(Source code of charts)
'''
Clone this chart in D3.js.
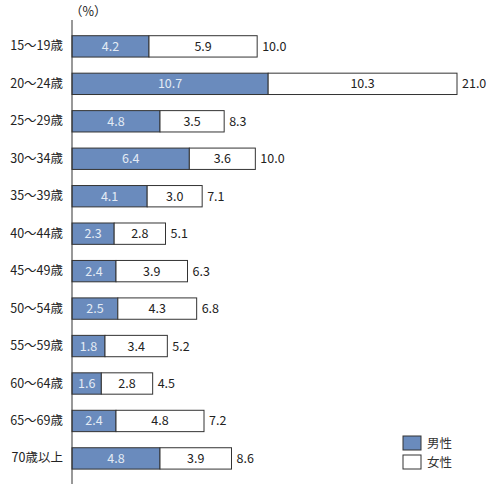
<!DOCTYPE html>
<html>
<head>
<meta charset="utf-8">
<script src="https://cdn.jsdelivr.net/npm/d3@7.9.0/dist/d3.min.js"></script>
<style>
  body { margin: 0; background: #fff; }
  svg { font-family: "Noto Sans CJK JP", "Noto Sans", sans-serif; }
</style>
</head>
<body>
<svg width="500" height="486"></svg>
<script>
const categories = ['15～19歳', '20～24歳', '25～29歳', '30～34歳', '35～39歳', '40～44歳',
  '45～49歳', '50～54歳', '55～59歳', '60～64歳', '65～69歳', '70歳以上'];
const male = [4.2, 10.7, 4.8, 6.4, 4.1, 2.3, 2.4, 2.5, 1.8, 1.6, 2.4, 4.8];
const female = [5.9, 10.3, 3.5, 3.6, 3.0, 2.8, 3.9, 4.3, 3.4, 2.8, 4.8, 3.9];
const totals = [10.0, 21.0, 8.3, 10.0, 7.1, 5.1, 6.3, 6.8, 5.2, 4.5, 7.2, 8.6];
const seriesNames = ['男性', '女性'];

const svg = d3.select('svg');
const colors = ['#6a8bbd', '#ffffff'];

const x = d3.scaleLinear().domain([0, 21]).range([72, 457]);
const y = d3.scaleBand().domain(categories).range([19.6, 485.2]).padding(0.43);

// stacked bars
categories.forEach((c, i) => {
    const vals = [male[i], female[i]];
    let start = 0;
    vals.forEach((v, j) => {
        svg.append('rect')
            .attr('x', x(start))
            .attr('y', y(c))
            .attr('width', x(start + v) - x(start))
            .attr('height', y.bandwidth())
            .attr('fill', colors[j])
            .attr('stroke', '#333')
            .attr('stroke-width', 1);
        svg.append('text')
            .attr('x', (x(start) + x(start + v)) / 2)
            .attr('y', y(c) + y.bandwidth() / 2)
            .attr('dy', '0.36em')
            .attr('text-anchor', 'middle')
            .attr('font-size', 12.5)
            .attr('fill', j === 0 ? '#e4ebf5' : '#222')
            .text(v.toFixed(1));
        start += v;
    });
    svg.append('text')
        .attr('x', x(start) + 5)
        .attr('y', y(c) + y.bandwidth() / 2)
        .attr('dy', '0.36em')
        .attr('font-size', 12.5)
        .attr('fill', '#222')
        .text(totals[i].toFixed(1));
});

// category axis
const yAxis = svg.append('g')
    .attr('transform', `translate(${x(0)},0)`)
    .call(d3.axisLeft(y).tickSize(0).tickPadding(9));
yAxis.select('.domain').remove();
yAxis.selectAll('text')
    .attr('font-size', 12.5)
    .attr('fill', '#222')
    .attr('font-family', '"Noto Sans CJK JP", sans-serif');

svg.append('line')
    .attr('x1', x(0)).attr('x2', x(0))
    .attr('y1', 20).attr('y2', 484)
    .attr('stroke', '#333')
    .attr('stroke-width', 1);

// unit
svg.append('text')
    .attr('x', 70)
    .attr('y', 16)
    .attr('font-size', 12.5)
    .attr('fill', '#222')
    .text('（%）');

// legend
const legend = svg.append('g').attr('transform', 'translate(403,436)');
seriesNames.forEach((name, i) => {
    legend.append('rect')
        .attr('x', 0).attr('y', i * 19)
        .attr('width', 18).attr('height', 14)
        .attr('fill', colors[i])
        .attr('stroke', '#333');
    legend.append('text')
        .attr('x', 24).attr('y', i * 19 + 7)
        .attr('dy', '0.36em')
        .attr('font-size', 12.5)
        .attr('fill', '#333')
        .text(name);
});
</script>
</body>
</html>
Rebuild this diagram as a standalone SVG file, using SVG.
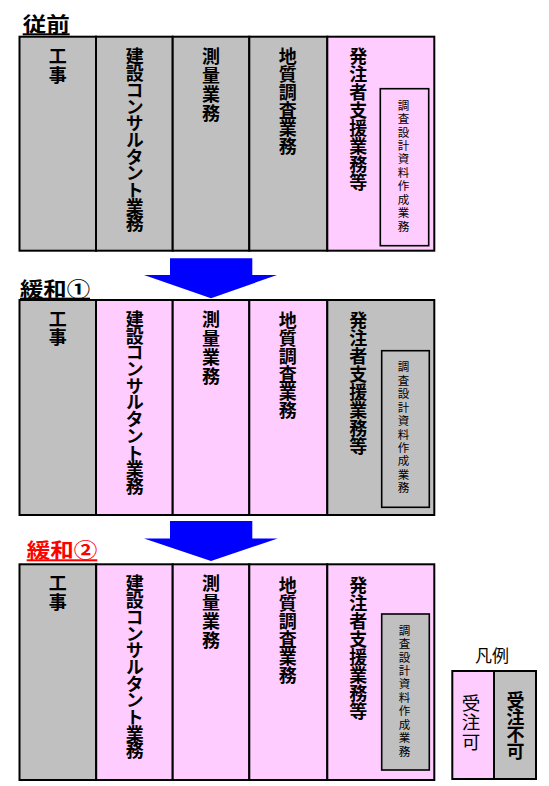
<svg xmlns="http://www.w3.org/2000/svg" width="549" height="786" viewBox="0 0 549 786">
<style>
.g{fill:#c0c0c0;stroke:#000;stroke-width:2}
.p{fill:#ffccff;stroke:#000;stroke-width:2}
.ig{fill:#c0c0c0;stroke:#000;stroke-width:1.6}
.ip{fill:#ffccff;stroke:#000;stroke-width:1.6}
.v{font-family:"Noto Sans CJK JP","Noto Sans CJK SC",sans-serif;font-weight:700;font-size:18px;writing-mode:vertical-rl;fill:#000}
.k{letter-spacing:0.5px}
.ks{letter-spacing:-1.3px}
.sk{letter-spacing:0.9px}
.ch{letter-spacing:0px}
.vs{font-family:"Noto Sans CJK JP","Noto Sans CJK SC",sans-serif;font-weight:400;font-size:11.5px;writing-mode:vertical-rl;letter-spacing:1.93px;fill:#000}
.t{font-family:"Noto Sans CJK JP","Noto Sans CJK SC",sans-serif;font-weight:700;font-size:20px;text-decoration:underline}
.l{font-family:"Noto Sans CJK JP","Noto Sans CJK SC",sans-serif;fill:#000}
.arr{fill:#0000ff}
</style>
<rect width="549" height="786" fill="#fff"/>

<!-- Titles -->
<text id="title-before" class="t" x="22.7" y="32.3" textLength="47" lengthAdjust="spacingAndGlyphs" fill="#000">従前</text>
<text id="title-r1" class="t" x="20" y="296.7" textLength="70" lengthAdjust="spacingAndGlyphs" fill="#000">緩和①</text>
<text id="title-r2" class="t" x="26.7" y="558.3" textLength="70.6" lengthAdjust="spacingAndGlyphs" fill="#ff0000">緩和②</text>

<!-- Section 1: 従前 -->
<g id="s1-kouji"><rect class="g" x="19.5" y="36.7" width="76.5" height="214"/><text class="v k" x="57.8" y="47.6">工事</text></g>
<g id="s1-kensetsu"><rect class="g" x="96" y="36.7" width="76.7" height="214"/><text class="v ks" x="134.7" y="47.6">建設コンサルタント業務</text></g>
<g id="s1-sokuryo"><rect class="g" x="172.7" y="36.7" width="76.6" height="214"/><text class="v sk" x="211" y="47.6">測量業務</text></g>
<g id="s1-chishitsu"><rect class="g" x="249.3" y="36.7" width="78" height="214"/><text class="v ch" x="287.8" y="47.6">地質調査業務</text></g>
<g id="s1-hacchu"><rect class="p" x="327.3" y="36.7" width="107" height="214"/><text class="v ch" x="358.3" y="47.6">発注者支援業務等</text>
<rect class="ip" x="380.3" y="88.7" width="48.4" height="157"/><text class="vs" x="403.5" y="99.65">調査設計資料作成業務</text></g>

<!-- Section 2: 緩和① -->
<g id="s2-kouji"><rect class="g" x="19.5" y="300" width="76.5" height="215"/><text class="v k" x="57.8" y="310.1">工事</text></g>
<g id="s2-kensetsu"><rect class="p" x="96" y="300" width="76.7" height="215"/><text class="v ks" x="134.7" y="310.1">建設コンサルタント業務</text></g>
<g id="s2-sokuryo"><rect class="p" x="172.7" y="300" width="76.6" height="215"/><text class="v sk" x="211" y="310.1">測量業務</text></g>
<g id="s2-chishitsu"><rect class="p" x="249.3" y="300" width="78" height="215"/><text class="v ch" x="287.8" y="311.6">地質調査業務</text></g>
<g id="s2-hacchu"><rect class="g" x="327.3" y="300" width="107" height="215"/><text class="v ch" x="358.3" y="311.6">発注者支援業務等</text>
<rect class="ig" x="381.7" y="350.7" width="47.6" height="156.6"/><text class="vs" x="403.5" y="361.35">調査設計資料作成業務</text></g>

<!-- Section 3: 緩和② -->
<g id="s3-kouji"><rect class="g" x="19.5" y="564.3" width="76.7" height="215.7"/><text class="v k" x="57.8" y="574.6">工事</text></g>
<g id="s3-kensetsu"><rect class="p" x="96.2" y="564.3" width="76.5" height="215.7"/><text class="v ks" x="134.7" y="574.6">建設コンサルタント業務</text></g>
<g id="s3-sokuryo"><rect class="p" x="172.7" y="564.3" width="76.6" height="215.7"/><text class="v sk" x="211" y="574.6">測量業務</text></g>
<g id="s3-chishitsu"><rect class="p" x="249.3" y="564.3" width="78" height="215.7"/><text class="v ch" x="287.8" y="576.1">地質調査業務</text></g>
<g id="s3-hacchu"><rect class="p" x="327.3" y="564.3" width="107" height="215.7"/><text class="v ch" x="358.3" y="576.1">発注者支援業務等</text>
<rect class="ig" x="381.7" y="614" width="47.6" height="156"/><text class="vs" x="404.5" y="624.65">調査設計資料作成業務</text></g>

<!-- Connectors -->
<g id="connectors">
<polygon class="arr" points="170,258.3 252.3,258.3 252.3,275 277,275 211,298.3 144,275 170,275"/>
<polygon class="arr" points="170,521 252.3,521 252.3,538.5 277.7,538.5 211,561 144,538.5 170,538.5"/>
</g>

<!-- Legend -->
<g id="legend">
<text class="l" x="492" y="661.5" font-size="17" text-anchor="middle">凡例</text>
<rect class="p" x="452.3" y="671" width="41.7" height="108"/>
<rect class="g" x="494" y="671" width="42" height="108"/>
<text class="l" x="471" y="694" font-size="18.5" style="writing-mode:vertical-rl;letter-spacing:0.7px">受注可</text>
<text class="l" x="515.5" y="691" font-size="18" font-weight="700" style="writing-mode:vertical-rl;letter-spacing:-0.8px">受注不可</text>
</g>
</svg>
'''
'''
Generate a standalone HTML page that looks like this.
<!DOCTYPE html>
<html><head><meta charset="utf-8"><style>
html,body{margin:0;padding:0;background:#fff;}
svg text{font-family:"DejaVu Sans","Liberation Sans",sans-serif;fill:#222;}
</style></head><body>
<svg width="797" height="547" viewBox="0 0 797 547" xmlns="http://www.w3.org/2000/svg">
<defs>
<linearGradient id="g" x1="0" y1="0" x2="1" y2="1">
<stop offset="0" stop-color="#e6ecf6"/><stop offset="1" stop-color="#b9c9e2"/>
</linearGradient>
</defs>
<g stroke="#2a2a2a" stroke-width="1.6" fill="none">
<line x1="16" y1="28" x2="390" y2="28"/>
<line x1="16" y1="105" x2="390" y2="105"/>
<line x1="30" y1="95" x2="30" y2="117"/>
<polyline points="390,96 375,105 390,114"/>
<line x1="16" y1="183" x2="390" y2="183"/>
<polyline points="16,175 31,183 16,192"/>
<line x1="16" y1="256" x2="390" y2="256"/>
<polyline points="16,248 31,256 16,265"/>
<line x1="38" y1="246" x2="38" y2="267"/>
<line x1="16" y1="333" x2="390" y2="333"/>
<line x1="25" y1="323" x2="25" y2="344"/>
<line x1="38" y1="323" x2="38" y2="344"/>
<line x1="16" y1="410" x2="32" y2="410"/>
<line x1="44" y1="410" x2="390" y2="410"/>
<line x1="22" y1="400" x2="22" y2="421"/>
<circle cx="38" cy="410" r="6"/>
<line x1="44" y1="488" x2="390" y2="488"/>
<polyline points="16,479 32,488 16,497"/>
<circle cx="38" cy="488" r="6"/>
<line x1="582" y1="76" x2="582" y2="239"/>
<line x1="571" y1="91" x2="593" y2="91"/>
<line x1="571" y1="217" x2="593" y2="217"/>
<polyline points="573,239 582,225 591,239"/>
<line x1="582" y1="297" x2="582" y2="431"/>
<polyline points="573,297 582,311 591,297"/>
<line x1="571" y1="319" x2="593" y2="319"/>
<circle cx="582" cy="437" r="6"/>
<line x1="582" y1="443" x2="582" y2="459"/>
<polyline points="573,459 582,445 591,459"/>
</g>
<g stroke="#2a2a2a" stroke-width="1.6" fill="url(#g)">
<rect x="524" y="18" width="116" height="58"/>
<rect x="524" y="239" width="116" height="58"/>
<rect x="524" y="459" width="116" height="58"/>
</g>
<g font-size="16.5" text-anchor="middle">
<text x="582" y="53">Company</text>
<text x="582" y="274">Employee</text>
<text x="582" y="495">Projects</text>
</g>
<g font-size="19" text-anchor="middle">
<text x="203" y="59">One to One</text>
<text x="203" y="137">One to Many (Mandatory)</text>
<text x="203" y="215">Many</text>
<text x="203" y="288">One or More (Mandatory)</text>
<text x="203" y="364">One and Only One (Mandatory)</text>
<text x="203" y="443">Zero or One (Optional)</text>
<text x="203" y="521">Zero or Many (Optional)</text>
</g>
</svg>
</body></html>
'''
> _Problem details_: Pick each line holding the word "this" out of the listing.

> _Answer in full_:
Clone this chart in D3.js.
Rebuild this diagram as a standalone SVG file, using SVG.
Generate a standalone HTML page that looks like this.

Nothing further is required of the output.